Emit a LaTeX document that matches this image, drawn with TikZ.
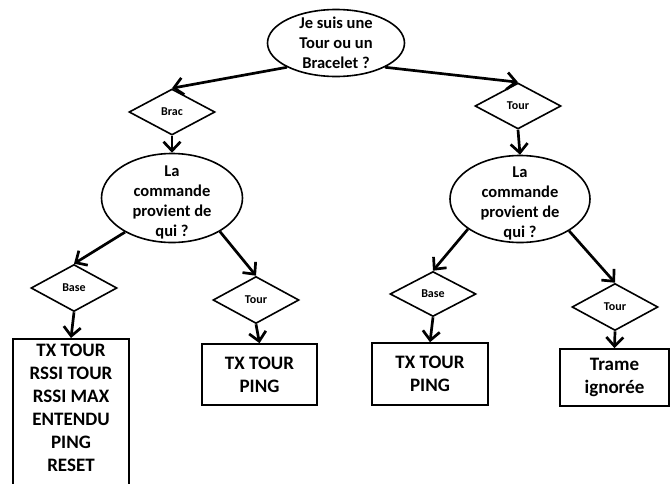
\documentclass[tikz,border=0pt]{standalone}
\usepackage{fontspec}
\setmainfont{Carlito}
\usetikzlibrary{arrows.meta,shapes.geometric}
\begin{document}
\begin{tikzpicture}[x=1pt,y=-1pt]
\tikzstyle{every label}=[align=center, inner sep=0pt, font=\bfseries\fontsize{16.5}{20}\selectfont]
\tikzstyle{question}=[draw, ellipse, line width=1.6pt, inner sep=0pt]
\tikzstyle{choice}=[draw, diamond, line width=1.6pt, minimum width=86pt, minimum height=46pt, inner sep=0pt, font=\bfseries\fontsize{12}{14}\selectfont]
\tikzstyle{action}=[draw, rectangle, line width=1.6pt, align=center, font=\bfseries\fontsize{19}{23}\selectfont]
\tikzstyle{link}=[line width=2.7pt, -{Straight Barb[length=9pt, width=17pt]}]
\useasboundingbox (0,0) rectangle (670,483);
\draw (336,43) node (q0) [question, minimum width=137pt, minimum height=67pt, label={center:Je suis une\\Tour ou un\\Bracelet ?}] {};
\draw (172,112) node (brac) [choice] {Brac};
\draw (518,106) node (tour) [choice] {Tour};
\draw (172,198) node (q1) [question, minimum width=141pt, minimum height=89pt, label={[yshift=-4pt]center:La\\commande\\provient de\\qui ?}] {};
\draw (520,199) node (q2) [question, minimum width=140pt, minimum height=87pt, label={[yshift=-4pt]center:La\\commande\\provient de\\qui ?}] {};
\draw (74,288) node (base1) [choice, minimum height=47pt] {Base};
\draw (256,300) node (tour1) [choice, minimum height=47pt] {Tour};
\draw (433,294) node (base2) [choice, minimum height=45pt] {Base};
\draw (615,307) node (tour2) [choice, minimum height=47pt] {Tour};
\draw (71,338) node (act1) [action, anchor=north, minimum width=116pt, minimum height=160pt, text depth=22pt] {TX TOUR\\RSSI TOUR\\RSSI MAX\\ENTENDU\\PING\\RESET};
\draw (259.5,374.5) node (act2) [action, minimum width=115pt, minimum height=61pt] {TX TOUR\\PING};
\draw (430,374) node (act3) [action, minimum width=116pt, minimum height=62pt] {TX TOUR\\PING};
\draw (614.5,377.5) node (act4) [action, minimum width=109pt, minimum height=57pt] {Trame\\ignorée};
\draw [link] (q0.south west) -- (brac.north);
\draw [link] (q0.south east) -- (tour.north);
\draw [link] (brac.south) -- (q1.north);
\draw [link] (tour.south) -- (q2.north);
\draw [link] (q1.216) -- (base1.north);
\draw [link] (q1.325) -- (tour1.north);
\draw [link] (q2.210) -- (base2.north);
\draw [link] (q2.327) -- (tour2.north);
\draw [link] (base1.south) -- (act1.north);
\draw [link] (tour1.south) -- (act2.north);
\draw [link] (base2.south) -- (act3.north);
\draw [link] (tour2.south) -- (act4.north);
\end{tikzpicture}
\end{document}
————
EXERCISE DETAILS: Extract the full listing exactly, with the pictures left out.

TASK OUTPUT:
Emit a LaTeX document that matches this image, drawn with TikZ.
\documentclass[tikz,border=0pt]{standalone}
\usepackage{fontspec}
\setmainfont{Carlito}
\usetikzlibrary{arrows.meta,shapes.geometric}
\begin{document}
\begin{tikzpicture}[x=1pt,y=-1pt]
\tikzstyle{every label}=[align=center, inner sep=0pt, font=\bfseries\fontsize{16.5}{20}\selectfont]
\tikzstyle{question}=[draw, ellipse, line width=1.6pt, inner sep=0pt]
\tikzstyle{choice}=[draw, diamond, line width=1.6pt, minimum width=86pt, minimum height=46pt, inner sep=0pt, font=\bfseries\fontsize{12}{14}\selectfont]
\tikzstyle{action}=[draw, rectangle, line width=1.6pt, align=center, font=\bfseries\fontsize{19}{23}\selectfont]
\tikzstyle{link}=[line width=2.7pt, -{Straight Barb[length=9pt, width=17pt]}]
\useasboundingbox (0,0) rectangle (670,483);
\draw (336,43) node (q0) [question, minimum width=137pt, minimum height=67pt, label={center:Je suis une\\Tour ou un\\Bracelet ?}] {};
\draw (172,112) node (brac) [choice] {Brac};
\draw (518,106) node (tour) [choice] {Tour};
\draw (172,198) node (q1) [question, minimum width=141pt, minimum height=89pt, label={[yshift=-4pt]center:La\\commande\\provient de\\qui ?}] {};
\draw (520,199) node (q2) [question, minimum width=140pt, minimum height=87pt, label={[yshift=-4pt]center:La\\commande\\provient de\\qui ?}] {};
\draw (74,288) node (base1) [choice, minimum height=47pt] {Base};
\draw (256,300) node (tour1) [choice, minimum height=47pt] {Tour};
\draw (433,294) node (base2) [choice, minimum height=45pt] {Base};
\draw (615,307) node (tour2) [choice, minimum height=47pt] {Tour};
\draw (71,338) node (act1) [action, anchor=north, minimum width=116pt, minimum height=160pt, text depth=22pt] {TX TOUR\\RSSI TOUR\\RSSI MAX\\ENTENDU\\PING\\RESET};
\draw (259.5,374.5) node (act2) [action, minimum width=115pt, minimum height=61pt] {TX TOUR\\PING};
\draw (430,374) node (act3) [action, minimum width=116pt, minimum height=62pt] {TX TOUR\\PING};
\draw (614.5,377.5) node (act4) [action, minimum width=109pt, minimum height=57pt] {Trame\\ignorée};
\draw [link] (q0.south west) -- (brac.north);
\draw [link] (q0.south east) -- (tour.north);
\draw [link] (brac.south) -- (q1.north);
\draw [link] (tour.south) -- (q2.north);
\draw [link] (q1.216) -- (base1.north);
\draw [link] (q1.325) -- (tour1.north);
\draw [link] (q2.210) -- (base2.north);
\draw [link] (q2.327) -- (tour2.north);
\draw [link] (base1.south) -- (act1.north);
\draw [link] (tour1.south) -- (act2.north);
\draw [link] (base2.south) -- (act3.north);
\draw [link] (tour2.south) -- (act4.north);
\end{tikzpicture}
\end{document}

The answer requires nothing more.